### EXERCISE INPUTS

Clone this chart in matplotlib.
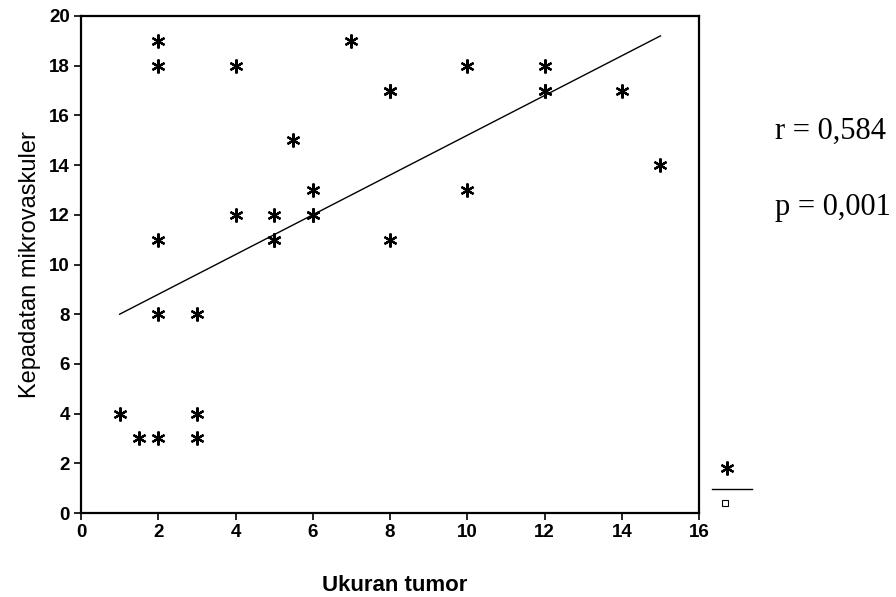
import numpy as np
import matplotlib.pyplot as plt

# data: tumour size vs microvessel density
ukuran = [1, 1.5, 2, 2, 2, 2, 2, 3, 3, 3, 4, 4, 5, 5, 5, 5.5, 6, 6, 6, 7,
          8, 8, 8, 10, 10, 12, 12, 12, 14, 15]
kepadatan = [4, 3, 3, 8, 11, 18, 19, 8, 4, 3, 18, 12, 12, 11, 11, 15, 13, 12, 12, 19,
             17, 17, 11, 18, 13, 18, 17, 17, 17, 14]

# fitted line, ends
fit_x = [1, 15]
fit_y = [8.0, 19.2]

xticks = np.arange(0, 17, 2)
yticks = np.arange(0, 21, 2)

plt.rcParams["font.family"] = ["Liberation Sans", "DejaVu Sans"]

fig = plt.figure(figsize=(8.96, 5.97), dpi=100)
ax = fig.add_axes([0.0904, 0.1407, 0.6898, 0.8325])

ax.plot(ukuran, kepadatan, linestyle="none", marker=(6, 2, 0),
        markersize=10, markeredgewidth=1.6, color="black")
ax.plot(fit_x, fit_y, color="black", linewidth=1.0)

ax.set_xlim(0, 16)
ax.set_ylim(0, 20)
ax.set_xticks(xticks)
ax.set_yticks(yticks)
ax.tick_params(direction="out", length=5, width=1.2, labelsize=13.5, pad=3)
for lab in ax.get_xticklabels() + ax.get_yticklabels():
    lab.set_fontweight("bold")
for s in ax.spines.values():
    s.set_linewidth(1.6)

ax.set_ylabel("Kepadatan mikrovaskuler", fontsize=17, labelpad=6)
fig.text(0.44, 0.02, "Ukuran tumor", fontsize=16, fontweight="bold",
         ha="center", va="center")

# statistics on the right
fig.text(0.865, 0.78, "r = 0,584", fontsize=22, family="Liberation Serif",
         va="center")
fig.text(0.865, 0.652, "p = 0,001", fontsize=22, family="Liberation Serif",
         va="center")

# small legend key outside the axes
fig.lines.append(plt.Line2D([0.811], [0.216], marker=(6, 2, 0), markersize=10,
                            markeredgewidth=1.6, color="black",
                            transform=fig.transFigure))
fig.lines.append(plt.Line2D([0.795, 0.839], [0.181, 0.181], color="black",
                            linewidth=1.0, transform=fig.transFigure))
fig.lines.append(plt.Line2D([0.809], [0.158], marker="s", markersize=4,
                            markerfacecolor="white", markeredgecolor="black",
                            markeredgewidth=0.8, linestyle="none",
                            transform=fig.transFigure))

fig.savefig("out.png", dpi=100)
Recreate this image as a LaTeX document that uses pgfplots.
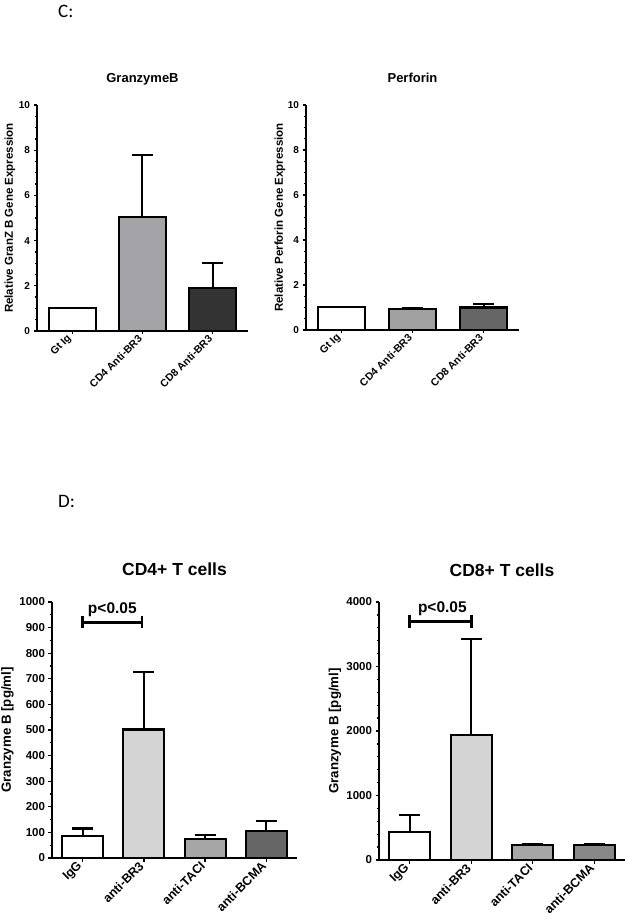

######

EXERCISE AIM → Every record is to be reproduced exactly, with no pictures included.

THE OUTPUT →
Clone this chart in matplotlib.
import numpy as np
import matplotlib.pyplot as plt

# data: tumour size vs microvessel density
ukuran = [1, 1.5, 2, 2, 2, 2, 2, 3, 3, 3, 4, 4, 5, 5, 5, 5.5, 6, 6, 6, 7,
          8, 8, 8, 10, 10, 12, 12, 12, 14, 15]
kepadatan = [4, 3, 3, 8, 11, 18, 19, 8, 4, 3, 18, 12, 12, 11, 11, 15, 13, 12, 12, 19,
             17, 17, 11, 18, 13, 18, 17, 17, 17, 14]

# fitted line, ends
fit_x = [1, 15]
fit_y = [8.0, 19.2]

xticks = np.arange(0, 17, 2)
yticks = np.arange(0, 21, 2)

plt.rcParams["font.family"] = ["Liberation Sans", "DejaVu Sans"]

fig = plt.figure(figsize=(8.96, 5.97), dpi=100)
ax = fig.add_axes([0.0904, 0.1407, 0.6898, 0.8325])

ax.plot(ukuran, kepadatan, linestyle="none", marker=(6, 2, 0),
        markersize=10, markeredgewidth=1.6, color="black")
ax.plot(fit_x, fit_y, color="black", linewidth=1.0)

ax.set_xlim(0, 16)
ax.set_ylim(0, 20)
ax.set_xticks(xticks)
ax.set_yticks(yticks)
ax.tick_params(direction="out", length=5, width=1.2, labelsize=13.5, pad=3)
for lab in ax.get_xticklabels() + ax.get_yticklabels():
    lab.set_fontweight("bold")
for s in ax.spines.values():
    s.set_linewidth(1.6)

ax.set_ylabel("Kepadatan mikrovaskuler", fontsize=17, labelpad=6)
fig.text(0.44, 0.02, "Ukuran tumor", fontsize=16, fontweight="bold",
         ha="center", va="center")

# statistics on the right
fig.text(0.865, 0.78, "r = 0,584", fontsize=22, family="Liberation Serif",
         va="center")
fig.text(0.865, 0.652, "p = 0,001", fontsize=22, family="Liberation Serif",
         va="center")

# small legend key outside the axes
fig.lines.append(plt.Line2D([0.811], [0.216], marker=(6, 2, 0), markersize=10,
                            markeredgewidth=1.6, color="black",
                            transform=fig.transFigure))
fig.lines.append(plt.Line2D([0.795, 0.839], [0.181, 0.181], color="black",
                            linewidth=1.0, transform=fig.transFigure))
fig.lines.append(plt.Line2D([0.809], [0.158], marker="s", markersize=4,
                            markerfacecolor="white", markeredgecolor="black",
                            markeredgewidth=0.8, linestyle="none",
                            transform=fig.transFigure))

fig.savefig("out.png", dpi=100)
Recreate this image as a LaTeX document that uses pgfplots.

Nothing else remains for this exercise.